Exercise directions - Check each line of the material. Copy those containing "this".

____________

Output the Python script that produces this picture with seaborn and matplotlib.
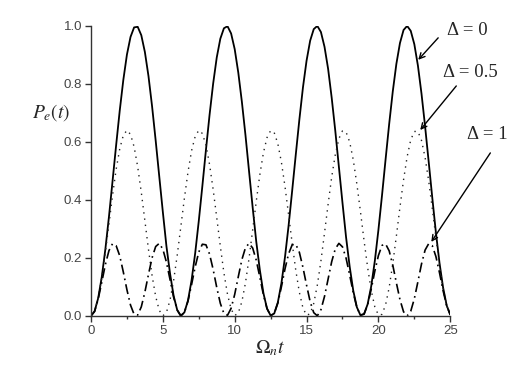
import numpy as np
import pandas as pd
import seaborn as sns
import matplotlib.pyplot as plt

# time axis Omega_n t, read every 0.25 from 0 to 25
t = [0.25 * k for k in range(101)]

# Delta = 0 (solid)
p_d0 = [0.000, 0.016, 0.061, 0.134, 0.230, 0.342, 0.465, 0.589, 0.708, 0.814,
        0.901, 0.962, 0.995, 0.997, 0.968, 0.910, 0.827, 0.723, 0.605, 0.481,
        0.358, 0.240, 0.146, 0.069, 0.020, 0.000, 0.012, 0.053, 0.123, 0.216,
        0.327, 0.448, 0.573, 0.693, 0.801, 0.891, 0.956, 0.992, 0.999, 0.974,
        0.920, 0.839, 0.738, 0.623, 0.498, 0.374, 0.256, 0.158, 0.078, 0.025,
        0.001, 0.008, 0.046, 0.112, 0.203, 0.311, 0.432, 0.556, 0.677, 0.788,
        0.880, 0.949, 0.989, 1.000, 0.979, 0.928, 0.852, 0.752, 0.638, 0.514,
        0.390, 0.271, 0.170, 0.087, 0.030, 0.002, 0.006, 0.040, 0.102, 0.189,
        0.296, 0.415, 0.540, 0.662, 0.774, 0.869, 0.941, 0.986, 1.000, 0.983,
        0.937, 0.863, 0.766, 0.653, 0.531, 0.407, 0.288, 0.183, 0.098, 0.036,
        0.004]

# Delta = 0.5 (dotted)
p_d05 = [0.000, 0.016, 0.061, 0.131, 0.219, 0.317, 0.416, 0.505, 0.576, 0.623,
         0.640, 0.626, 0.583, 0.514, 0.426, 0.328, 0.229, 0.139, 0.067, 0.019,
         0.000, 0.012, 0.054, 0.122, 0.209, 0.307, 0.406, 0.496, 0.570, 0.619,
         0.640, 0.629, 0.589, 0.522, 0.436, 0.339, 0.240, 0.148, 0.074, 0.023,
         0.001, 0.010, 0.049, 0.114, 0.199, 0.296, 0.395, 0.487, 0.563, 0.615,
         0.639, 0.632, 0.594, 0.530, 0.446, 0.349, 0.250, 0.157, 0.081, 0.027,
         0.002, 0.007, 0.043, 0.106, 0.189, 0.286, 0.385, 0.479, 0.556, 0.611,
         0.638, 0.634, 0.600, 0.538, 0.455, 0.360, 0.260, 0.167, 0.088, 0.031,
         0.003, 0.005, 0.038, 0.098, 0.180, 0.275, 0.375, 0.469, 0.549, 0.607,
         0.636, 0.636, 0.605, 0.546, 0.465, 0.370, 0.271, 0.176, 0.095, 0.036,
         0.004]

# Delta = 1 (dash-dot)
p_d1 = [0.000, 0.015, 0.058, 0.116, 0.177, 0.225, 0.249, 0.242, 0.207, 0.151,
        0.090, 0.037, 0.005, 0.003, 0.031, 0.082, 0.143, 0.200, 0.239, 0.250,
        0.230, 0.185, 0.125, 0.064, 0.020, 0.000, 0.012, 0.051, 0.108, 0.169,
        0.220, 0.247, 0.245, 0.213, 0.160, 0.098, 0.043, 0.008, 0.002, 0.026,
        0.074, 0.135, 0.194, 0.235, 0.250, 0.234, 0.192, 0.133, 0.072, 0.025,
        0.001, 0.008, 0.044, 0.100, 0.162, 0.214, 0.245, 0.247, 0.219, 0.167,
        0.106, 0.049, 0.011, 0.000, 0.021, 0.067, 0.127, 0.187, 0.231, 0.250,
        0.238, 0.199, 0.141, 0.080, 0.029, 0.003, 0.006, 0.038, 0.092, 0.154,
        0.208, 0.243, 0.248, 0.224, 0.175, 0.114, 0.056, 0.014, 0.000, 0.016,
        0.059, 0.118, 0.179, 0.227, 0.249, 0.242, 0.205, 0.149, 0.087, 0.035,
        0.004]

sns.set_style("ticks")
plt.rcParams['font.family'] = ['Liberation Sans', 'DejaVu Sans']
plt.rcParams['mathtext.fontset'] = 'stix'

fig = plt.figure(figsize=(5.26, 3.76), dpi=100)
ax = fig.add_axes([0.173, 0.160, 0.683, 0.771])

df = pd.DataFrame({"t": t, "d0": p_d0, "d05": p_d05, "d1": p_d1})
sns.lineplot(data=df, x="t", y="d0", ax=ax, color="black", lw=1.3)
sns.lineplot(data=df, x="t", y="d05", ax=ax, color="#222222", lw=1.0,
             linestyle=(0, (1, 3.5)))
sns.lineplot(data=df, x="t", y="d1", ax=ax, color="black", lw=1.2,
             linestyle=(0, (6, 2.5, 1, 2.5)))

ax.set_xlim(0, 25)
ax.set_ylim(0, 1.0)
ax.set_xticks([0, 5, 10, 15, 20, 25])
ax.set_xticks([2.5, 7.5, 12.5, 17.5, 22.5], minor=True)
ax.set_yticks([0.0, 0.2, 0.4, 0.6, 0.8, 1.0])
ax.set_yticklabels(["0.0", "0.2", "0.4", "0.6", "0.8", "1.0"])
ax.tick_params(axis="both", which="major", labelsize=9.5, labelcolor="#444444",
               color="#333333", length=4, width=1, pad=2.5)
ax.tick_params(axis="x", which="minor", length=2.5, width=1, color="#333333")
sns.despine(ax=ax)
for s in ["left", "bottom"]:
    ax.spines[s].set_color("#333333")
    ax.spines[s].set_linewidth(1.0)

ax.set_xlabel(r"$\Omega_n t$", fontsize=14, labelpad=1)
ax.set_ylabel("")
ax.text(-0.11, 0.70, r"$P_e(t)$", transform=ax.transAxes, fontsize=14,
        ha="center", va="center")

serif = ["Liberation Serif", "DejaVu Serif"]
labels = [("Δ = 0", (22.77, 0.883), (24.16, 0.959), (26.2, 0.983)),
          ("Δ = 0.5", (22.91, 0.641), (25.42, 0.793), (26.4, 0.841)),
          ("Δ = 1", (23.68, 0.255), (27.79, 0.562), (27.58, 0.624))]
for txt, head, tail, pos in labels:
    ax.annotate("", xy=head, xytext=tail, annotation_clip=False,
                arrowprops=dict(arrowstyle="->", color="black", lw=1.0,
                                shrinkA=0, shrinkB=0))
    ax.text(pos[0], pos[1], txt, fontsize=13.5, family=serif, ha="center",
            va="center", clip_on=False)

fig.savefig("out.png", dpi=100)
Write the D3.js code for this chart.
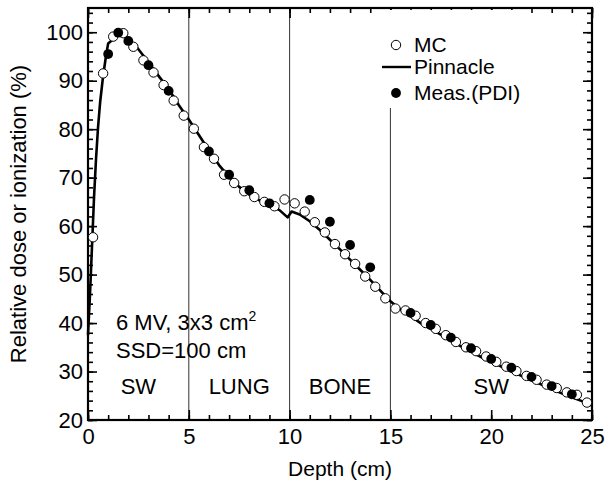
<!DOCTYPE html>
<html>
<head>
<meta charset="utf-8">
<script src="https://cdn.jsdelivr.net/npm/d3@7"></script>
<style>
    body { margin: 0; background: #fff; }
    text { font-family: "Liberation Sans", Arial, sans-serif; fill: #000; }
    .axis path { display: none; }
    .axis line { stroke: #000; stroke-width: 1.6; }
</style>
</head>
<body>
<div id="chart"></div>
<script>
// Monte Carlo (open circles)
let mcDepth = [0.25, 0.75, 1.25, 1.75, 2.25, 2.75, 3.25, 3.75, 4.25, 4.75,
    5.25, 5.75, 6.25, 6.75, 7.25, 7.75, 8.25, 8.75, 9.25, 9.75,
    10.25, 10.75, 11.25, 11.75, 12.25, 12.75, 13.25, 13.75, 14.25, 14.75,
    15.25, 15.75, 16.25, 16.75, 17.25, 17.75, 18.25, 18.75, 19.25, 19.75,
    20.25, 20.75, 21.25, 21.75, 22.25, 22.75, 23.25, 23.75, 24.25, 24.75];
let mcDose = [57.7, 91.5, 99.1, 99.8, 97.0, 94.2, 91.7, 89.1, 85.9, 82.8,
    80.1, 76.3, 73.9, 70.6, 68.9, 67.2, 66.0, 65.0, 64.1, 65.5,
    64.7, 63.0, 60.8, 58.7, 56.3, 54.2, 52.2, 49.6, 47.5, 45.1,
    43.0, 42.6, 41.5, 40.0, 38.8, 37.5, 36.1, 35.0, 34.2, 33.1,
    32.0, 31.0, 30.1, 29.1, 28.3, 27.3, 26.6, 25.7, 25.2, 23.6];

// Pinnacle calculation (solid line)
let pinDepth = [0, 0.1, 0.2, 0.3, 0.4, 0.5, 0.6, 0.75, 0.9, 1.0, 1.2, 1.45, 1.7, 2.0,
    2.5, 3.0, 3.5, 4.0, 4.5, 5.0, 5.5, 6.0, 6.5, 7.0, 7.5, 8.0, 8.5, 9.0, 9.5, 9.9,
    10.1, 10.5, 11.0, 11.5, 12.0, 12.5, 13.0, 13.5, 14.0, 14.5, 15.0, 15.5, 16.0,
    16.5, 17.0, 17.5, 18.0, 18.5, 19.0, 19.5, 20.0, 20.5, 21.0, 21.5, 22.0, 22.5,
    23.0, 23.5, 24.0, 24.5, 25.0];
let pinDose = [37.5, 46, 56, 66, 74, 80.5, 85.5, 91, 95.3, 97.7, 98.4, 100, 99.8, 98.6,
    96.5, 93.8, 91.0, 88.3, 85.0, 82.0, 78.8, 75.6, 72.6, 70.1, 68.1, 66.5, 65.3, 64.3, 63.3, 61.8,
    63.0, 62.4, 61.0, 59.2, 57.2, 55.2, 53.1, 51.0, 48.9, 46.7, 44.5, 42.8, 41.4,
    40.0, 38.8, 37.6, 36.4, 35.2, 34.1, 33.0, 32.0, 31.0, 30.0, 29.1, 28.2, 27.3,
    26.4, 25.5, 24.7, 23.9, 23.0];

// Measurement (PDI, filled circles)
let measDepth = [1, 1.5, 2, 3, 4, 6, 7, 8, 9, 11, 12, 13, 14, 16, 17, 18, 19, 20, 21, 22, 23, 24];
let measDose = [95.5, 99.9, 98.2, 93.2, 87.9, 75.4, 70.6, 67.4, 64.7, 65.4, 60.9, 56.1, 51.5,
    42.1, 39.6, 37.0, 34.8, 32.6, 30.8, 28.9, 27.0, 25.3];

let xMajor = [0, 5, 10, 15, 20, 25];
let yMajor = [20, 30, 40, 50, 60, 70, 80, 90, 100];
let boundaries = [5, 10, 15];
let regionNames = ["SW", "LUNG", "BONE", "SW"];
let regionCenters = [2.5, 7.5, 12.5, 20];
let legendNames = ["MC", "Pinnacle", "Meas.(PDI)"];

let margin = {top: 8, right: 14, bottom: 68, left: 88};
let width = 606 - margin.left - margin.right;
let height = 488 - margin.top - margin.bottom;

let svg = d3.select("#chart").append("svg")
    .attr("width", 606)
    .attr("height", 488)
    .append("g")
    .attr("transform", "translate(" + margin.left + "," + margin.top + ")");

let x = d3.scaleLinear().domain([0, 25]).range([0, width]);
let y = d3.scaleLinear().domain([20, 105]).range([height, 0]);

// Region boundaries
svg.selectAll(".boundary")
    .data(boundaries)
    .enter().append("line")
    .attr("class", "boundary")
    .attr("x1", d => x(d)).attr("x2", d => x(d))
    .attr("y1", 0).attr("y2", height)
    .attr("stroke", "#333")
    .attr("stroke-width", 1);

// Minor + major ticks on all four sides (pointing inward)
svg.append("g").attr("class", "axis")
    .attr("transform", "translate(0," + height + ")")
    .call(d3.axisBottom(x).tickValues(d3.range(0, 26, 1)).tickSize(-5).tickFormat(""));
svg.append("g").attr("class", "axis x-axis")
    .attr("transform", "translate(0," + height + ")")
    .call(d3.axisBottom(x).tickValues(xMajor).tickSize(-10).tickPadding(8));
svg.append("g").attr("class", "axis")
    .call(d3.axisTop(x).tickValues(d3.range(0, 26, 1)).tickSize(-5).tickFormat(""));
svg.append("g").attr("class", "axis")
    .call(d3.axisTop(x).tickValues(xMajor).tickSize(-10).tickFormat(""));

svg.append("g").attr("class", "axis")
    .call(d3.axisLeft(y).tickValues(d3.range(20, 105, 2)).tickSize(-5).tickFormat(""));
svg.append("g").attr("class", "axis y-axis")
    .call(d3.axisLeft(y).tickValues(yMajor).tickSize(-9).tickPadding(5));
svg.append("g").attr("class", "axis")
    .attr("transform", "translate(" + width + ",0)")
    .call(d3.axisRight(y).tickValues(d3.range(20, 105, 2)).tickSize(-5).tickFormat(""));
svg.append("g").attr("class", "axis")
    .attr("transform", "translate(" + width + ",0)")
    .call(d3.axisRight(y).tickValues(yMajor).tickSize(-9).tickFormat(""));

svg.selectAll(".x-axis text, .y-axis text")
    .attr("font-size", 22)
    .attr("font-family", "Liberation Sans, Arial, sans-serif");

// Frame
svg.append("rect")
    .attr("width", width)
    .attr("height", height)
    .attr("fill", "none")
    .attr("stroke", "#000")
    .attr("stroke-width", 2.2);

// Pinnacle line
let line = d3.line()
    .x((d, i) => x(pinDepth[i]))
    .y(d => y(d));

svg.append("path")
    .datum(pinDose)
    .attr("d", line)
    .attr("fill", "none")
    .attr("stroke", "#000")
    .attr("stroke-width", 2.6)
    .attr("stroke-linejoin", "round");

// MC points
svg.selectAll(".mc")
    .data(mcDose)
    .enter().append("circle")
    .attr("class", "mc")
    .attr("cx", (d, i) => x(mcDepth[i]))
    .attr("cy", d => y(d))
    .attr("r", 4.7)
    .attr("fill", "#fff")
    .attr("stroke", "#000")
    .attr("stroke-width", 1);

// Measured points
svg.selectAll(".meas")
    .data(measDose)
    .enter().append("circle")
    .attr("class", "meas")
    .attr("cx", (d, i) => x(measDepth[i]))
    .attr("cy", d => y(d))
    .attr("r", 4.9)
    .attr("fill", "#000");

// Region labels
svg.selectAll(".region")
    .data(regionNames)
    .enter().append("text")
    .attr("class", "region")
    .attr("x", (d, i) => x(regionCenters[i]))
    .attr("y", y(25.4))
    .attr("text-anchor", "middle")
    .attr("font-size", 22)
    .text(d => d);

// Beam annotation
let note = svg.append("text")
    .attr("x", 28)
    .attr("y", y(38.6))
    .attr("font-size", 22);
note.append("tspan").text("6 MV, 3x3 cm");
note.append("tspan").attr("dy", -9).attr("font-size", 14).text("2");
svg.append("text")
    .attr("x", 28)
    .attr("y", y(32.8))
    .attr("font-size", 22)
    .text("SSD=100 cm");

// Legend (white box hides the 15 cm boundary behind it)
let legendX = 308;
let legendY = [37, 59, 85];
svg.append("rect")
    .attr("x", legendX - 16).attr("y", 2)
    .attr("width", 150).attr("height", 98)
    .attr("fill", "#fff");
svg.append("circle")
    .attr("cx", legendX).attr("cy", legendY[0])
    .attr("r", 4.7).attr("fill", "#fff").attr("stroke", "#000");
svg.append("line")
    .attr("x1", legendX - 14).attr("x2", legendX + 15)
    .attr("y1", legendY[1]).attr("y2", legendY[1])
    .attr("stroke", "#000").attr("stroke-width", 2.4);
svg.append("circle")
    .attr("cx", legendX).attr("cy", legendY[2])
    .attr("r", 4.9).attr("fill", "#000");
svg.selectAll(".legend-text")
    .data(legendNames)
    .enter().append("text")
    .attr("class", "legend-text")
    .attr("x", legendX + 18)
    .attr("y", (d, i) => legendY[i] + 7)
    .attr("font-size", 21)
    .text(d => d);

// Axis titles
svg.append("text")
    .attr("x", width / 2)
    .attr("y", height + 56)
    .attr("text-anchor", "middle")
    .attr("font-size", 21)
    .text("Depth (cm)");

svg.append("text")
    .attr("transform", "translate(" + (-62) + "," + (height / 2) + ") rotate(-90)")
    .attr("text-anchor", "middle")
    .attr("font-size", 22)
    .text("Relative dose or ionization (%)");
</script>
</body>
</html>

____________

Reply -
Output the Python script that produces this picture with seaborn and matplotlib.
Write the D3.js code for this chart.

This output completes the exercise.